Material provided:

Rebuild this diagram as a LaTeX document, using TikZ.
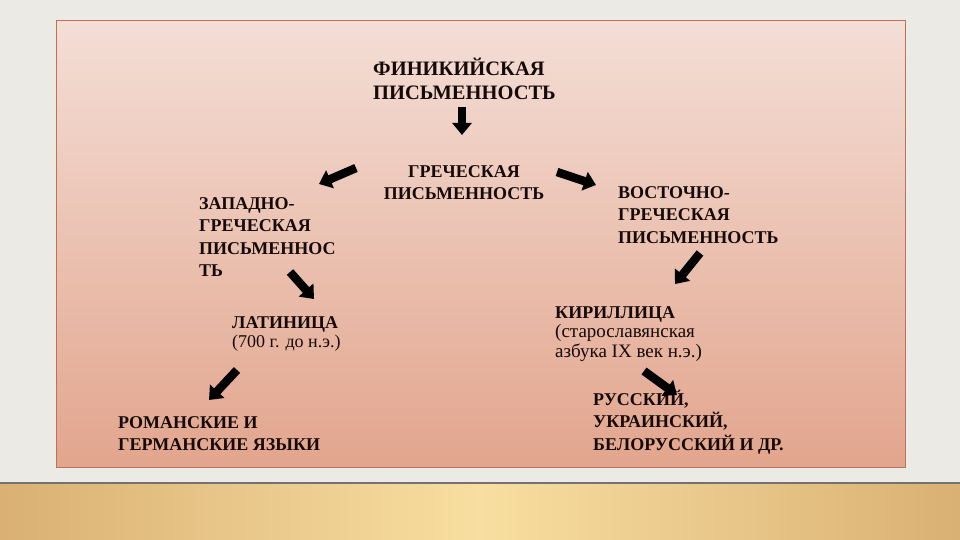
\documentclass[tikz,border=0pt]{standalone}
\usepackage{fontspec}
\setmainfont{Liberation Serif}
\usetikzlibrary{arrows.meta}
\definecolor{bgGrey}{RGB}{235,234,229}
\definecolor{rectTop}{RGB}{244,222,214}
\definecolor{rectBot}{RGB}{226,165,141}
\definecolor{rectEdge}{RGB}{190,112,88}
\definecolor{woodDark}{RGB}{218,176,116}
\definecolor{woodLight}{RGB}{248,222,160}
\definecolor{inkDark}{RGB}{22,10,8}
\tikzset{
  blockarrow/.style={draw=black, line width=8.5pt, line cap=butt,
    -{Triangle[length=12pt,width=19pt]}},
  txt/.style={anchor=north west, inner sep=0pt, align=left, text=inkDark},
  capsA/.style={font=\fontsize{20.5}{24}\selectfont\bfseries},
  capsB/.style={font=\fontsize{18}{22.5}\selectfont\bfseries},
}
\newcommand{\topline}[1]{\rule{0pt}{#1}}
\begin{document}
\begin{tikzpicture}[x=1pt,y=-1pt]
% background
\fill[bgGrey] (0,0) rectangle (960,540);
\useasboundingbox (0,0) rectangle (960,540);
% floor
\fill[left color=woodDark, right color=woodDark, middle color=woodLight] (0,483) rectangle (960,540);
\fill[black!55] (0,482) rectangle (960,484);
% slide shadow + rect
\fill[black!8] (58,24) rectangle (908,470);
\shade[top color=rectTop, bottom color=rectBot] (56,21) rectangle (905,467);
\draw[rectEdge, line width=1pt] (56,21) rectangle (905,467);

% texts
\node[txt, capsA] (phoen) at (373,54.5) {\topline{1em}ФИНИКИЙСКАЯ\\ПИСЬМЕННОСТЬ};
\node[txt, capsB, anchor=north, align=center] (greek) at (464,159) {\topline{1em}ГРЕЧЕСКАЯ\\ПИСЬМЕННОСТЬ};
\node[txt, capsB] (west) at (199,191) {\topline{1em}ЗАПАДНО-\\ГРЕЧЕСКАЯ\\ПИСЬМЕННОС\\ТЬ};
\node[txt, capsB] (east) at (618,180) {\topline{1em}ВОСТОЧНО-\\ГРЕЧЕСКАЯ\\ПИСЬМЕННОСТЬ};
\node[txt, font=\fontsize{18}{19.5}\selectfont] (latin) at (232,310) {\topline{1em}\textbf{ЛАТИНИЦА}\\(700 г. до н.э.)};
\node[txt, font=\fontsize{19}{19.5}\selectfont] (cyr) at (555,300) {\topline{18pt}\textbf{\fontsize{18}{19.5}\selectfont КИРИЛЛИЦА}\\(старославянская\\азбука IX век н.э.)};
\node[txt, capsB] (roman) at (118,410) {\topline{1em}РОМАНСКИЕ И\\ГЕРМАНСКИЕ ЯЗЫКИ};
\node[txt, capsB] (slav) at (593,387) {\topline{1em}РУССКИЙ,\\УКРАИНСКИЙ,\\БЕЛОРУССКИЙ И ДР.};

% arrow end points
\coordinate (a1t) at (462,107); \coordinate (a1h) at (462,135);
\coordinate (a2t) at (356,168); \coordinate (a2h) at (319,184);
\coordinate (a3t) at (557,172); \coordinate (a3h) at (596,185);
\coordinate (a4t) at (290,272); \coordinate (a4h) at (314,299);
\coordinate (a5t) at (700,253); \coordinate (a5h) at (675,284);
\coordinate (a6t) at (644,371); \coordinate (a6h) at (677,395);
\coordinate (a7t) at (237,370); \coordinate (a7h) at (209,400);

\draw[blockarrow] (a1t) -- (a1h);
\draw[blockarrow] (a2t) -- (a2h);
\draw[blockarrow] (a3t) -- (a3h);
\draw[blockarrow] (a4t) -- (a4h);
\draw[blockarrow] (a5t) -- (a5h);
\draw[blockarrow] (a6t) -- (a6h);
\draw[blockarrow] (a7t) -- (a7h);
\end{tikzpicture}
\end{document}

Instruction:
Output an exact copy of the material, with the pictures removed.

The response:
Rebuild this diagram as a LaTeX document, using TikZ.
\documentclass[tikz,border=0pt]{standalone}
\usepackage{fontspec}
\setmainfont{Liberation Serif}
\usetikzlibrary{arrows.meta}
\definecolor{bgGrey}{RGB}{235,234,229}
\definecolor{rectTop}{RGB}{244,222,214}
\definecolor{rectBot}{RGB}{226,165,141}
\definecolor{rectEdge}{RGB}{190,112,88}
\definecolor{woodDark}{RGB}{218,176,116}
\definecolor{woodLight}{RGB}{248,222,160}
\definecolor{inkDark}{RGB}{22,10,8}
\tikzset{
  blockarrow/.style={draw=black, line width=8.5pt, line cap=butt,
    -{Triangle[length=12pt,width=19pt]}},
  txt/.style={anchor=north west, inner sep=0pt, align=left, text=inkDark},
  capsA/.style={font=\fontsize{20.5}{24}\selectfont\bfseries},
  capsB/.style={font=\fontsize{18}{22.5}\selectfont\bfseries},
}
\newcommand{\topline}[1]{\rule{0pt}{#1}}
\begin{document}
\begin{tikzpicture}[x=1pt,y=-1pt]
% background
\fill[bgGrey] (0,0) rectangle (960,540);
\useasboundingbox (0,0) rectangle (960,540);
% floor
\fill[left color=woodDark, right color=woodDark, middle color=woodLight] (0,483) rectangle (960,540);
\fill[black!55] (0,482) rectangle (960,484);
% slide shadow + rect
\fill[black!8] (58,24) rectangle (908,470);
\shade[top color=rectTop, bottom color=rectBot] (56,21) rectangle (905,467);
\draw[rectEdge, line width=1pt] (56,21) rectangle (905,467);

% texts
\node[txt, capsA] (phoen) at (373,54.5) {\topline{1em}ФИНИКИЙСКАЯ\\ПИСЬМЕННОСТЬ};
\node[txt, capsB, anchor=north, align=center] (greek) at (464,159) {\topline{1em}ГРЕЧЕСКАЯ\\ПИСЬМЕННОСТЬ};
\node[txt, capsB] (west) at (199,191) {\topline{1em}ЗАПАДНО-\\ГРЕЧЕСКАЯ\\ПИСЬМЕННОС\\ТЬ};
\node[txt, capsB] (east) at (618,180) {\topline{1em}ВОСТОЧНО-\\ГРЕЧЕСКАЯ\\ПИСЬМЕННОСТЬ};
\node[txt, font=\fontsize{18}{19.5}\selectfont] (latin) at (232,310) {\topline{1em}\textbf{ЛАТИНИЦА}\\(700 г. до н.э.)};
\node[txt, font=\fontsize{19}{19.5}\selectfont] (cyr) at (555,300) {\topline{18pt}\textbf{\fontsize{18}{19.5}\selectfont КИРИЛЛИЦА}\\(старославянская\\азбука IX век н.э.)};
\node[txt, capsB] (roman) at (118,410) {\topline{1em}РОМАНСКИЕ И\\ГЕРМАНСКИЕ ЯЗЫКИ};
\node[txt, capsB] (slav) at (593,387) {\topline{1em}РУССКИЙ,\\УКРАИНСКИЙ,\\БЕЛОРУССКИЙ И ДР.};

% arrow end points
\coordinate (a1t) at (462,107); \coordinate (a1h) at (462,135);
\coordinate (a2t) at (356,168); \coordinate (a2h) at (319,184);
\coordinate (a3t) at (557,172); \coordinate (a3h) at (596,185);
\coordinate (a4t) at (290,272); \coordinate (a4h) at (314,299);
\coordinate (a5t) at (700,253); \coordinate (a5h) at (675,284);
\coordinate (a6t) at (644,371); \coordinate (a6h) at (677,395);
\coordinate (a7t) at (237,370); \coordinate (a7h) at (209,400);

\draw[blockarrow] (a1t) -- (a1h);
\draw[blockarrow] (a2t) -- (a2h);
\draw[blockarrow] (a3t) -- (a3h);
\draw[blockarrow] (a4t) -- (a4h);
\draw[blockarrow] (a5t) -- (a5h);
\draw[blockarrow] (a6t) -- (a6h);
\draw[blockarrow] (a7t) -- (a7h);
\end{tikzpicture}
\end{document}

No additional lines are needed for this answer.